## Work to be completed
Copy exactly the lines from the line containing "What Plotly code" to the line containing "import plotly.graph_objects as go", both lines included, and omit any pictures.

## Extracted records
━━━
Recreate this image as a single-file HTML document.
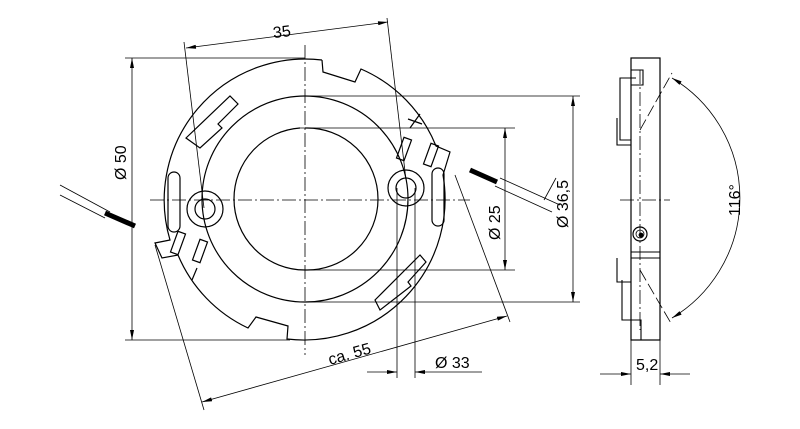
<!DOCTYPE html>
<html><head><meta charset="utf-8"><style>body{margin:0;background:#fff}svg{display:block}text{font-family:"Liberation Sans",sans-serif;fill:#000}</style></head>
<body>
<svg width="800" height="429" viewBox="0 0 800 429" xmlns="http://www.w3.org/2000/svg">
<defs><marker id="a" viewBox="0 0 10 4" refX="10" refY="2" markerWidth="12" markerHeight="4" orient="auto-start-reverse" markerUnits="userSpaceOnUse"><path d="M0,0L10,2L0,4z" fill="#000"/></marker></defs>
<g fill="none" stroke="#000" stroke-width="1.2">
<!-- outer ring with notches -->
<path d="M322,60 L323,72 L355,82 L361,69 A141,141 0 0 1 436,146 L450,152 L443,175 A141,141 0 0 1 287,339 L288,326 L256,317 L248,328 A141,141 0 0 1 178,255 L162,258 L155,243 L170,240 A141,141 0 0 1 322,60"/>
<circle cx="305" cy="199" r="103"/>
<path d="M300,128 A71,71 0 0 0 234,199 A71,71 0 0 0 305,270 A71,71 0 0 0 378,199 A71,71 0 0 0 305,128"/>
<circle cx="205" cy="209" r="18"/><circle cx="205" cy="209" r="10"/>
<circle cx="406" cy="188" r="18"/><circle cx="406" cy="188" r="10"/>
<!-- slots -->
<rect x="168" y="172" width="12" height="60" rx="6"/>
<rect x="432" y="168" width="12" height="58" rx="6"/>
<path d="M186,138 L230,96 L238,104 L218,124 L222,128 L200,148z"/>
<path d="M375,300 L420,255 L426,262 L408,282 L411,286 L380,310z"/>
<rect x="400" y="138" width="8" height="22" transform="rotate(20 404 149)"/>
<rect x="427" y="144" width="8" height="22" transform="rotate(20 431 155)"/>
<rect x="174" y="232" width="8" height="22" transform="rotate(20 178 243)"/>
<rect x="196" y="240" width="8" height="22" transform="rotate(20 200 251)"/>
<path d="M197,268 L192,280"/>
</g>
<!-- centre lines -->
<g stroke="#000" stroke-width="0.8" fill="none" stroke-dasharray="14,3,2,3">
<line x1="150" y1="200" x2="470" y2="200"/><line x1="305" y1="45" x2="305" y2="355"/>
<line x1="620" y1="200" x2="670" y2="200"/><line x1="640" y1="70" x2="640" y2="330"/>
</g>
<!-- dimension lines -->
<g stroke="#000" stroke-width="0.8" fill="none">
<line x1="184" y1="42" x2="204" y2="208"/><line x1="387" y1="18" x2="406" y2="180"/>
<line x1="186" y1="48" x2="388" y2="22" marker-start="url(#a)" marker-end="url(#a)"/>
<line x1="125" y1="58" x2="305" y2="58"/><line x1="125" y1="340" x2="290" y2="340"/>
<line x1="132" y1="58" x2="132" y2="340" marker-start="url(#a)" marker-end="url(#a)"/>
<line x1="300" y1="128" x2="515" y2="128"/><line x1="305" y1="270" x2="515" y2="270"/>
<line x1="505" y1="128" x2="505" y2="270" marker-start="url(#a)" marker-end="url(#a)"/>
<line x1="305" y1="96" x2="580" y2="96"/><line x1="305" y1="302" x2="580" y2="302"/>
<line x1="573" y1="96" x2="573" y2="302" marker-start="url(#a)" marker-end="url(#a)"/>
<line x1="155" y1="245" x2="204" y2="410"/><line x1="455" y1="175" x2="510" y2="322"/>
<line x1="202" y1="402" x2="507" y2="316" marker-start="url(#a)" marker-end="url(#a)"/>
<line x1="397" y1="188" x2="397" y2="378"/><line x1="415" y1="188" x2="415" y2="378"/>
<line x1="367" y1="372" x2="397" y2="372" marker-end="url(#a)"/><line x1="482" y1="372" x2="415" y2="372" marker-end="url(#a)"/>
<line x1="60" y1="185" x2="110" y2="212"/><line x1="60" y1="195" x2="105" y2="218"/>
<line x1="500" y1="178" x2="560" y2="205"/><line x1="495" y1="186" x2="552" y2="212"/>
<line x1="544" y1="200" x2="556" y2="178"/>
<!-- side view -->
<rect x="631" y="58" width="29" height="282" stroke-width="1.2"/>
<path d="M631,70 L643,70 L643,85 L631,85 M636,78 L620,78 L620,140 L631,140 M617,118 L617,145 L631,145" stroke-width="1.1"/>
<path d="M631,252 L660,252 M631,258 L660,258 M617,258 L617,282 L631,282 M622,280 L622,320 L641,320 L641,340" stroke-width="1.1"/>
<circle cx="640" cy="234" r="7" stroke-width="1.2"/><circle cx="640" cy="234" r="4"/><circle cx="641" cy="235" r="2" fill="#000"/>
<line x1="631" y1="340" x2="631" y2="385"/><line x1="660" y1="340" x2="660" y2="385"/>
<line x1="600" y1="374" x2="631" y2="374" marker-end="url(#a)"/><line x1="690" y1="374" x2="660" y2="374" marker-end="url(#a)"/>
<line x1="640" y1="130" x2="672" y2="73" stroke-dasharray="12,4"/><line x1="640" y1="270" x2="672" y2="325" stroke-dasharray="12,4"/>
<path d="M672,78 A140,140 0 0 1 672,318" marker-start="url(#a)" marker-end="url(#a)"/>
</g>
<line x1="105" y1="213" x2="135" y2="226" stroke="#000" stroke-width="5"/>
<line x1="470" y1="170" x2="497" y2="182" stroke="#000" stroke-width="5"/>
<path d="M410,128 L420,114 M408,119 L422,124" stroke="#000" stroke-width="1.2"/>
<g font-size="16">
<text x="273" y="37" transform="rotate(-7 283 32)">35</text>
<text transform="translate(126,180) rotate(-90)">Ø 50</text>
<text transform="translate(500,240) rotate(-90)">Ø 25</text>
<text transform="translate(568,228) rotate(-90)">Ø 36,5</text>
<text transform="translate(330,365) rotate(-16)">ca. 55</text>
<text x="435" y="368">Ø 33</text>
<text x="636" y="370">5,2</text>
<text transform="translate(740,216) rotate(-90)">116°</text>
</g>
</svg>
</body></html>
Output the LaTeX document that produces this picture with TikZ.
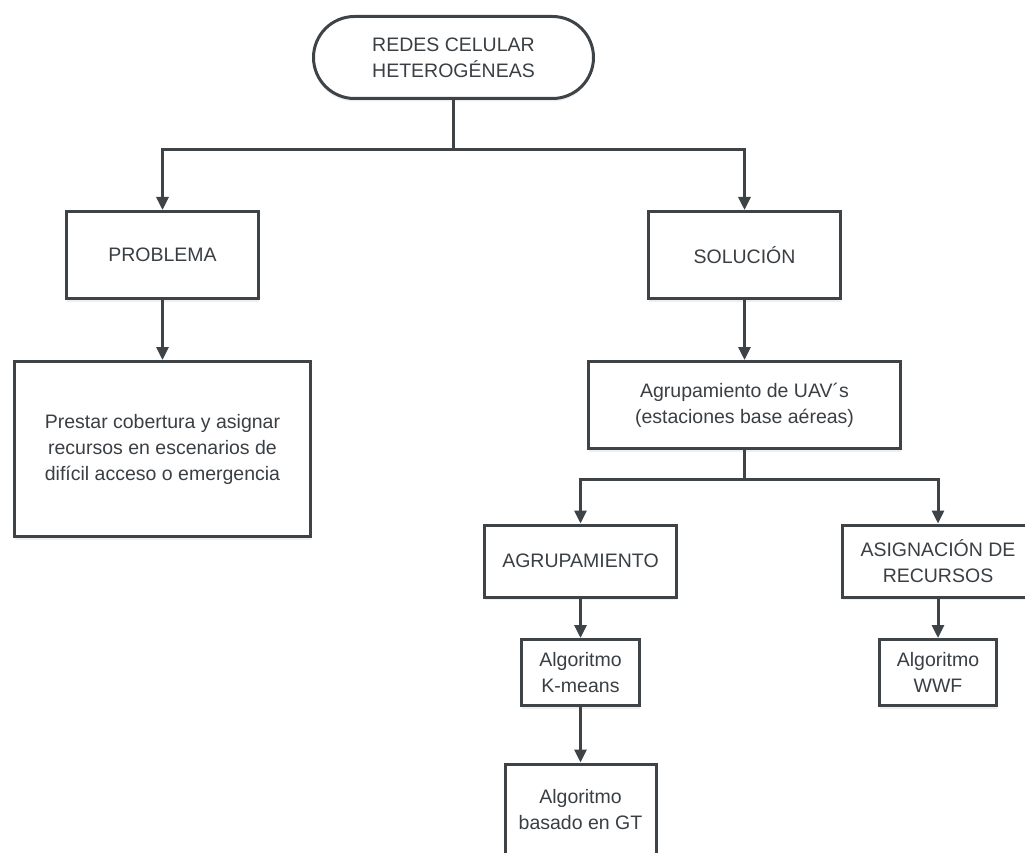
\documentclass[tikz,border=0pt]{standalone}
\usepackage{fontspec}
\setmainfont{Liberation Sans}
\usetikzlibrary{arrows.meta,shadows}
\definecolor{edge}{HTML}{3D4347}
\definecolor{txt}{HTML}{3A3F44}
\tikzset{
  box/.style={draw=edge, line width=3pt, fill=white, align=center, text=txt,
    inner sep=0pt, font=\fontsize{19.5pt}{26pt}\selectfont,
    drop shadow={shadow xshift=0pt, shadow yshift=-3pt, opacity=0.12}},
  conn/.style={draw=edge, line width=3pt},
  arr/.style={conn, -{Triangle[length=13pt,width=12pt]}},
}
\begin{document}
\begin{tikzpicture}[x=1pt,y=-1pt]
\clip (0,0) rectangle (1025,853);
\fill[white] (0,0) rectangle (1025,853);

\node[box, rounded corners=41pt, minimum width=280pt, minimum height=82pt] (top) at (453.5,57.5) {REDES CELULAR\\HETEROGÉNEAS};
\node[box, minimum width=192pt, minimum height=87pt] (prob) at (162.5,255) {PROBLEMA};
\node[box, minimum width=192pt, minimum height=87pt] (sol) at (744.5,255) {SOLUCIÓN};
\node[box, minimum width=296pt, minimum height=175pt] (prest) at (162.5,449) {Prestar cobertura y asignar\\recursos en escenarios de\\difícil acceso o emergencia};
\node[box, minimum width=312pt, minimum height=87pt] (agr) at (744.5,405) {Agrupamiento de UAV´s\\(estaciones base aéreas)};
\node[box, minimum width=192pt, minimum height=72pt] (agrp) at (580.5,561) {AGRUPAMIENTO};
\node[box, minimum width=191pt, minimum height=72pt] (asig) at (938,561) {ASIGNACIÓN DE\\RECURSOS};
\node[box, minimum width=118pt, minimum height=66pt] (kmeans) at (580.5,672.5) {Algoritmo\\K-means};
\node[box, minimum width=117pt, minimum height=66pt] (wwf) at (938,672.5) {Algoritmo\\WWF};
\node[box, minimum width=151pt, minimum height=92pt] (gt) at (580.5,810) {Algoritmo\\basado en GT};

\coordinate (j1) at (453.5,150);
\coordinate (j2) at (744.5,479);
\draw[conn] (top) -- (j1);
\draw[arr] (j1) -| (prob);
\draw[arr] (j1) -| (sol);
\draw[arr] (prob) -- (prest);
\draw[arr] (sol) -- (agr);
\draw[conn] (agr) -- (j2);
\draw[arr] (j2) -| (agrp);
\draw[arr] (j2) -| (asig);
\draw[arr] (agrp) -- (kmeans);
\draw[arr] (kmeans) -- (gt);
\draw[arr] (asig) -- (wwf);
\end{tikzpicture}
\end{document}
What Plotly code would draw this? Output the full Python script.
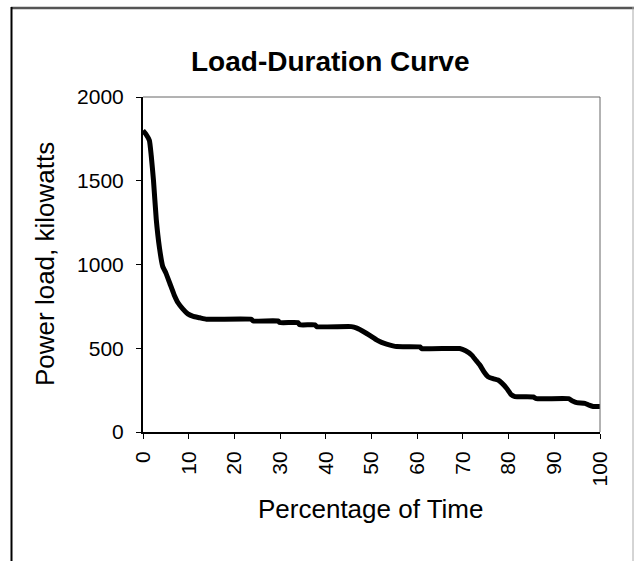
import plotly.graph_objects as go

# ---- data ----
pct = [0, 0.6, 1.4, 1.8, 2.3, 2.9, 3.6, 4.3, 5.0, 5.9, 6.8, 7.7, 8.7, 9.8, 11.0,
       12.4, 13.9, 23.7, 24.1, 29.6, 29.9, 33.9, 34.3, 37.6, 38.0, 45.6, 46.8,
       48.2, 49.7, 51.1, 52.2, 53.3, 55.5, 60.6, 61.0, 69.3, 70.6, 71.9, 72.8,
       73.7, 74.6, 75.5, 76.6, 77.7, 78.6, 79.6, 80.5, 81.4, 85.4, 86.1, 93.1,
       94.0, 94.9, 96.7, 97.6, 98.5, 100]
load_kw = [1800, 1780, 1740, 1650, 1500, 1270, 1100, 990, 950, 885, 820, 770, 735,
           705, 690, 682, 673, 673, 663, 663, 653, 653, 640, 640, 629, 629, 620,
           600, 575, 550, 535, 525, 510, 508, 498, 498, 485, 460, 430, 400, 360,
           330, 318, 310, 290, 260, 225, 211, 209, 199, 199, 185, 175, 171, 160,
           152, 152]

x_ticks = list(range(0, 101, 10))
y_ticks = [0, 500, 1000, 1500, 2000]

title_text = "Load-Duration Curve"
x_title = "Percentage of Time"
y_title = "Power load, kilowatts"

FONT = "Liberation Sans, Arial, Helvetica, sans-serif"

W, H = 634, 561
ML, MR, MT, MB = 143, 34, 97, 129
PW, PH = W - ML - MR, H - MT - MB


def px_to_paper_x(px):
    return (px - ML) / PW


def px_to_paper_y(py):
    return (H - MB - py) / PH


fig = go.Figure()
fig.add_trace(go.Scatter(
    x=pct, y=load_kw, mode="lines",
    line=dict(color="black", width=5, shape="spline", smoothing=0.4),
    showlegend=False, hoverinfo="x+y",
))

fig.update_layout(
    width=W, height=H,
    margin=dict(l=ML, r=MR, t=MT, b=MB),
    paper_bgcolor="white", plot_bgcolor="white",
    font=dict(family=FONT, color="black", size=21),
    showlegend=False,
)

fig.update_xaxes(
    range=[0, 100], tickvals=x_ticks, ticktext=[str(v) for v in x_ticks],
    tickangle=-90, showgrid=False, zeroline=False,
    showline=True, linecolor="black", linewidth=2,
    ticks="outside", ticklen=5, tickcolor="black", tickwidth=1,
    ticklabelstandoff=4,
    tickfont=dict(size=21, family=FONT),
)
fig.update_yaxes(
    range=[0, 2000], tickvals=y_ticks, ticktext=[str(v) for v in y_ticks],
    showgrid=False, zeroline=False,
    showline=True, linecolor="black", linewidth=2,
    ticks="outside", ticklen=5, tickcolor="black", tickwidth=1,
    ticklabelstandoff=8,
    tickfont=dict(size=21, family=FONT),
)

shapes = [
    # plot frame top & right (grey)
    dict(type="line", xref="paper", yref="paper", x0=0, x1=1, y0=1, y1=1,
         line=dict(color="#666666", width=1)),
    dict(type="line", xref="paper", yref="paper", x0=1, x1=1, y0=0, y1=1,
         line=dict(color="#666666", width=1)),
    # outer border
    dict(type="line", xref="paper", yref="paper",
         x0=px_to_paper_x(11), x1=px_to_paper_x(634),
         y0=px_to_paper_y(8), y1=px_to_paper_y(8),
         line=dict(color="#555555", width=2.5)),
    dict(type="line", xref="paper", yref="paper",
         x0=px_to_paper_x(11.5), x1=px_to_paper_x(11.5),
         y0=px_to_paper_y(7), y1=px_to_paper_y(561),
         line=dict(color="black", width=2)),
    dict(type="line", xref="paper", yref="paper",
         x0=px_to_paper_x(633), x1=px_to_paper_x(633),
         y0=px_to_paper_y(7), y1=px_to_paper_y(561),
         line=dict(color="#aaaaaa", width=1)),
]
fig.update_layout(shapes=shapes)

annotations = [
    dict(text="<b>" + title_text + "</b>", xref="paper", yref="paper",
         x=px_to_paper_x(330), y=px_to_paper_y(61), xanchor="center", yanchor="middle",
         showarrow=False, font=dict(size=28, family=FONT)),
    dict(text=x_title, xref="paper", yref="paper",
         x=px_to_paper_x(370), y=px_to_paper_y(509), xanchor="center", yanchor="middle",
         showarrow=False, font=dict(size=26, family=FONT)),
    dict(text=y_title, xref="paper", yref="paper",
         x=px_to_paper_x(45), y=px_to_paper_y(264), xanchor="center", yanchor="middle",
         textangle=-90, showarrow=False, font=dict(size=26, family=FONT)),
]
fig.update_layout(annotations=annotations)

fig.write_html("out.html", config={"displayModeBar": False},
               post_script="document.body.style.margin='0px';")
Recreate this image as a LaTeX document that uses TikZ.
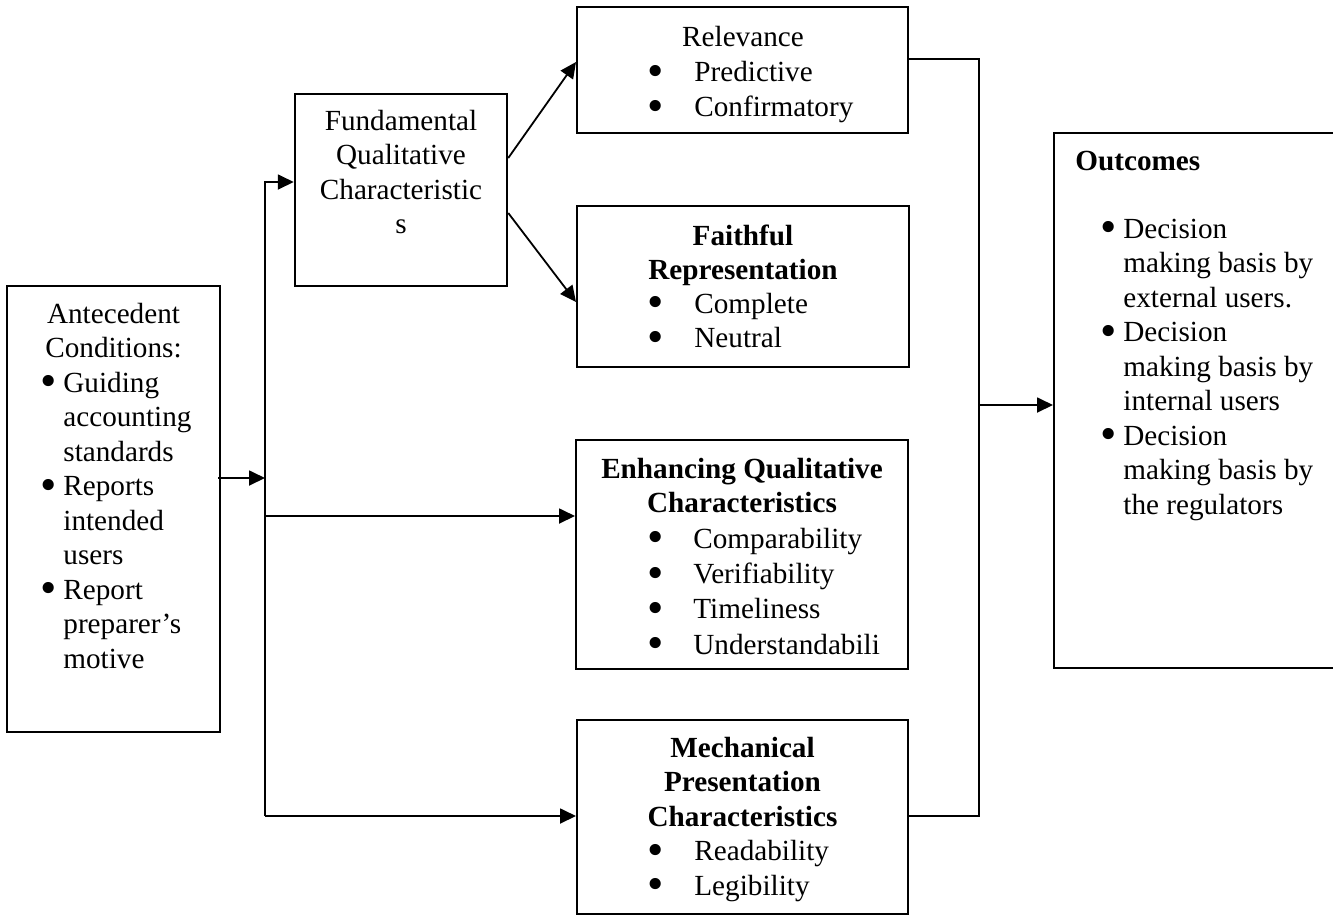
\documentclass[tikz,border=0pt]{standalone}
\usepackage{fontspec}
\usepackage{graphicx}
\setmainfont{Liberation Serif}
\usetikzlibrary{arrows.meta}
\tikzset{
  box/.style={draw, line width=1pt, rectangle, inner sep=0pt},
  conn/.style={line width=0.9pt},
  arr/.style={conn, -{Triangle[length=8pt,width=7.5pt]}},
  txt/.style={inner sep=0pt, anchor=base west},
  ctxt/.style={inner sep=0pt, anchor=base},
}
\newcommand{\bfont}{\fontsize{14.6pt}{17.25pt}\selectfont}
\newcommand{\bul}[1]{\makebox[#1][l]{\smash{\raisebox{-0.35ex}{\scalebox{1.6}{•}}}}}
\begin{document}
\begin{tikzpicture}[x=0.5pt,y=-0.5pt]
\useasboundingbox (0,0) rectangle (1333,917);
% boxes (centres and sizes in px; 1px = 0.5pt)
\node[box, minimum width=106.5pt, minimum height=223pt] (ante) at (113.5,509) {};
\node[box, minimum width=106.25pt, minimum height=96pt] (fund) at (401,190) {};
\node[box, minimum width=165.5pt, minimum height=63pt] (rel) at (742.5,70) {};
\node[box, minimum width=166pt, minimum height=80.5pt] (faith) at (743,286.5) {};
\node[box, minimum width=166pt, minimum height=114.5pt] (enh) at (742,554.5) {};
\node[box, minimum width=165.5pt, minimum height=97pt] (mech) at (742.5,817) {};
\node[box, minimum width=141pt, minimum height=267.5pt] (out) at (1195,400) {};

% texts
\node[ctxt] (anteT1) at (113.5,323) {\bfont Antecedent};
\node[ctxt] (anteT2) at (113.5,357.5) {\bfont Conditions:};
\node[txt] (anteB) at (40,392) {\bfont\parbox[t]{90pt}{\raggedright
  \bul{11.5pt}Guiding\\
  \hspace*{11.5pt}accounting\\
  \hspace*{11.5pt}standards\\
  \bul{11.5pt}Reports\\
  \hspace*{11.5pt}intended\\
  \hspace*{11.5pt}users\\
  \bul{11.5pt}Report\\
  \hspace*{11.5pt}preparer’s\\
  \hspace*{11.5pt}motive}};

\node[ctxt] (fundT) at (401,130) {\bfont\parbox[t]{110pt}{\centering
  Fundamental\\ Qualitative\\ Characteristic\\ s}};

\node[ctxt] (relT) at (743,46) {\bfont Relevance};
\node[txt] (relB) at (647,81.5) {\fontsize{14.6pt}{17.6pt}\selectfont\parbox[t]{150pt}{\raggedright
  \bul{23.5pt}Predictive\\
  \bul{23.5pt}Confirmatory}};

\node[ctxt] (faithT) at (743,245) {\bfont\parbox[t]{150pt}{\centering\bfseries
  Faithful\\ Representation}};
\node[txt] (faithB) at (647,313) {\bfont\parbox[t]{150pt}{\raggedright
  \bul{23.5pt}Complete\\
  \bul{23.5pt}Neutral}};

\node[ctxt] (enhT) at (742,478) {\bfont\parbox[t]{160pt}{\centering\bfseries
  Enhancing Qualitative\\ Characteristics}};
\node[txt] (enhB) at (647,548) {\fontsize{14.6pt}{17.7pt}\selectfont\parbox[t]{150pt}{\raggedright
  \bul{23pt}Comparability\\
  \bul{23pt}Verifiability\\
  \bul{23pt}Timeliness\\
  \bul{23pt}Understandabili}};

\node[ctxt] (mechT) at (742.5,757) {\bfont\parbox[t]{160pt}{\centering\bfseries
  Mechanical\\ Presentation\\ Characteristics}};
\node[txt] (mechB) at (647,860.5) {\bfont\parbox[t]{150pt}{\raggedright
  \bul{23.5pt}Readability\\
  \bul{23.5pt}Legibility}};

\node[txt] (outT) at (1075,170) {\bfont\bfseries Outcomes};
\node[txt] (outB) at (1100,238) {\bfont\parbox[t]{120pt}{\raggedright
  \bul{11.5pt}Decision\\
  \hspace*{11.5pt}making basis by\\
  \hspace*{11.5pt}external users.\\
  \bul{11.5pt}Decision\\
  \hspace*{11.5pt}making basis by\\
  \hspace*{11.5pt}internal users\\
  \bul{11.5pt}Decision\\
  \hspace*{11.5pt}making basis by\\
  \hspace*{11.5pt}the regulators}};

% connectors
\coordinate (busIn) at (265,478);
\coordinate (busTop) at (265,182);
\coordinate (busEnh) at (265,516);
\coordinate (busMech) at (265,816);
\coordinate (rbusTop) at (979,59);
\coordinate (rbusMid) at (979,405);
\coordinate (rbusBot) at (979,816);

\draw[arr] ([xshift=-1.5pt]ante.east |- busIn) -- (busIn);
\draw[arr] (busMech) -- (busTop) -- (fund.west |- busTop);
\draw[arr] (busEnh) -- (enh.west |- busEnh);
\draw[arr] (busMech) -- (mech.west |- busMech);

\draw[arr] ([yshift=16pt]fund.east) -- ([yshift=4pt]rel.west);
\draw[arr] ([yshift=-11.5pt]fund.east) -- ([yshift=-7.75pt]faith.west);

\draw[conn] ([yshift=5.5pt]rel.east) -- (rbusTop) -- (rbusBot) -- (mech.east |- rbusBot);
\draw[arr] (rbusMid) -- (out.west |- rbusMid);
\end{tikzpicture}
\end{document}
━━━
## Response
What Plotly code would draw this? Output the full Python script.
import plotly.graph_objects as go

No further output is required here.